De meilleures synergies avec les autres médias devraient être recherchées, non seulement au sein de l’AEF mais également avec France Télévision ou avec d’autres acteurs, comme par exemple l’Institut français.

Nous devons aussi mettre en place une stratégie plus suivie de production mais aussi d’accès à l’Internet : il est par exemple inacceptable que, pour des raisons d’achats de droits, l’accès par Internet aux rediffusions d’émissions du service public français devient impossible dans certains pays. Alors que l’accès aux médias en français demeure dans bien des pays impossible (non accès aux licences) ou dissuasif (obligation de s’abonner à des offres très onéreuses de bouquets satellite), l’offre Internet doit être davantage développée.

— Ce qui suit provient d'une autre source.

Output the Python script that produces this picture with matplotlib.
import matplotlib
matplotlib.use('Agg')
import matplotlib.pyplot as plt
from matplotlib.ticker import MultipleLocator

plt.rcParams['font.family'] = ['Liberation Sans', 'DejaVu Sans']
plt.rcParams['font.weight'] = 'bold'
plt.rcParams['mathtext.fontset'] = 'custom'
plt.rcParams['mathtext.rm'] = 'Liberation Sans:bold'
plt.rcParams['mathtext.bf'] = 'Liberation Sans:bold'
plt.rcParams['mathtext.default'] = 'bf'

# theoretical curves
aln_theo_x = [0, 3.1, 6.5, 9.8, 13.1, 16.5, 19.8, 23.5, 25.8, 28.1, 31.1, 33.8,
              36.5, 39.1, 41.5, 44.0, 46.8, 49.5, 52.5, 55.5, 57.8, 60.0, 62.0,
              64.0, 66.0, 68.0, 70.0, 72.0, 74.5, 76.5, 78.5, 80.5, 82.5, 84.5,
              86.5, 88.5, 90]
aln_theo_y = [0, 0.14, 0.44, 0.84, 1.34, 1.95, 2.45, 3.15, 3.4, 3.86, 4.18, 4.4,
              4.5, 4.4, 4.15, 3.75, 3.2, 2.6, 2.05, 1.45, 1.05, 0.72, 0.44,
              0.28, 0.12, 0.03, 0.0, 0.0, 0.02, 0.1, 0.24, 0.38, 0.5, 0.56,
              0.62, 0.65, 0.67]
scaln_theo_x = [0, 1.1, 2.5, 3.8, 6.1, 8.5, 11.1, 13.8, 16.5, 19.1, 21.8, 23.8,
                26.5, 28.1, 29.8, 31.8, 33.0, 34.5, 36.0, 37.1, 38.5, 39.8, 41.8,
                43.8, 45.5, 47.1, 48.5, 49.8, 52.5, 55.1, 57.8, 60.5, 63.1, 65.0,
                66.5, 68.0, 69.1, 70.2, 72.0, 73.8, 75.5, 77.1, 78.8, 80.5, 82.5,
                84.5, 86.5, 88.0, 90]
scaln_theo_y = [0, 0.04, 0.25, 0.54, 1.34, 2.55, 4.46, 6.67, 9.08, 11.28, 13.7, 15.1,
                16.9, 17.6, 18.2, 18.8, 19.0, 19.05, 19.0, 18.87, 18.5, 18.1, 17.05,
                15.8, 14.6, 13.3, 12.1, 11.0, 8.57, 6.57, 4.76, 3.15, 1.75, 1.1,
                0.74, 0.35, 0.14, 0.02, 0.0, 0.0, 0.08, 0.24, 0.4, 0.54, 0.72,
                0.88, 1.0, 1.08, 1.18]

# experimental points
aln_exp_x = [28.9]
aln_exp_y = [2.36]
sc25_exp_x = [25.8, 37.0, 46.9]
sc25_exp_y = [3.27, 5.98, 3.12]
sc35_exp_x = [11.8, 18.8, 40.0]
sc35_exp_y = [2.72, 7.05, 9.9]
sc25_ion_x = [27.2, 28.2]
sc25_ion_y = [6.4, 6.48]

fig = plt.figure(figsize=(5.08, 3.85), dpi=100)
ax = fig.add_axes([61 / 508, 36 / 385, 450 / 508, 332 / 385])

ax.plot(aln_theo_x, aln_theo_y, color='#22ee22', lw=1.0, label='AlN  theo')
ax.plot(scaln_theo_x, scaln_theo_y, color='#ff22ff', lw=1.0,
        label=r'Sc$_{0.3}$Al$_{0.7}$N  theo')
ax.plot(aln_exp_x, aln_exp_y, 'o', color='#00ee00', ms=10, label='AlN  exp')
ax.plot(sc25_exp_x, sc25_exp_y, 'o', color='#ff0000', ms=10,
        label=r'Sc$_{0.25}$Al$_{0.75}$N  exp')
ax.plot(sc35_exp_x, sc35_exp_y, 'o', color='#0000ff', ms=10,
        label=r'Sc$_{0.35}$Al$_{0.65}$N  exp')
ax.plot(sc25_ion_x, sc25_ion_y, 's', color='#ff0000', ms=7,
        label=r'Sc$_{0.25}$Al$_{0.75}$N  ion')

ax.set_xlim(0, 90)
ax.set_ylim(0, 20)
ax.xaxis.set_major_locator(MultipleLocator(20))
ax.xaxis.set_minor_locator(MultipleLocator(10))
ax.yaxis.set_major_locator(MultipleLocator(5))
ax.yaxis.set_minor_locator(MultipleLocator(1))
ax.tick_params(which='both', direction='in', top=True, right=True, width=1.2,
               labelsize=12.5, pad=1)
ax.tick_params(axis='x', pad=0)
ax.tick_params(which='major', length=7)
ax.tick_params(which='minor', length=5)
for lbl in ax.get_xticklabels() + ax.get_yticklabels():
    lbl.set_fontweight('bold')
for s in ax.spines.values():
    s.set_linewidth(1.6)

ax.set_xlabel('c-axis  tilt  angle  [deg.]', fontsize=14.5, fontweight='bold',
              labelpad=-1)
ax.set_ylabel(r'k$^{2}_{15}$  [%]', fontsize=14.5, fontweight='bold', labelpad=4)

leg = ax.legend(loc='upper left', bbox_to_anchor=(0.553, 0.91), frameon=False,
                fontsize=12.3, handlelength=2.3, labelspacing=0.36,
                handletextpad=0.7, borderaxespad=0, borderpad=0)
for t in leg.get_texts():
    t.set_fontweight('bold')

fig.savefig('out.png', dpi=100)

A cet égard, je tiens à saluer le lancement par TV5 Monde, le 25 novembre prochain, d’une plateforme Internet qui permettra de visionner les rediffusions de nombreux programmes de la chaîne, offrira un service de vidéos à la demande et permettra un accès simplifié à diverses WebTV francophones existantes.

Enfin, les modalités d’application de la tutelle interministérielle de l’AEF gagneraient à être clarifiées – une priorité devant, à mon sens, être accordée au Ministère des Affaires étrangères.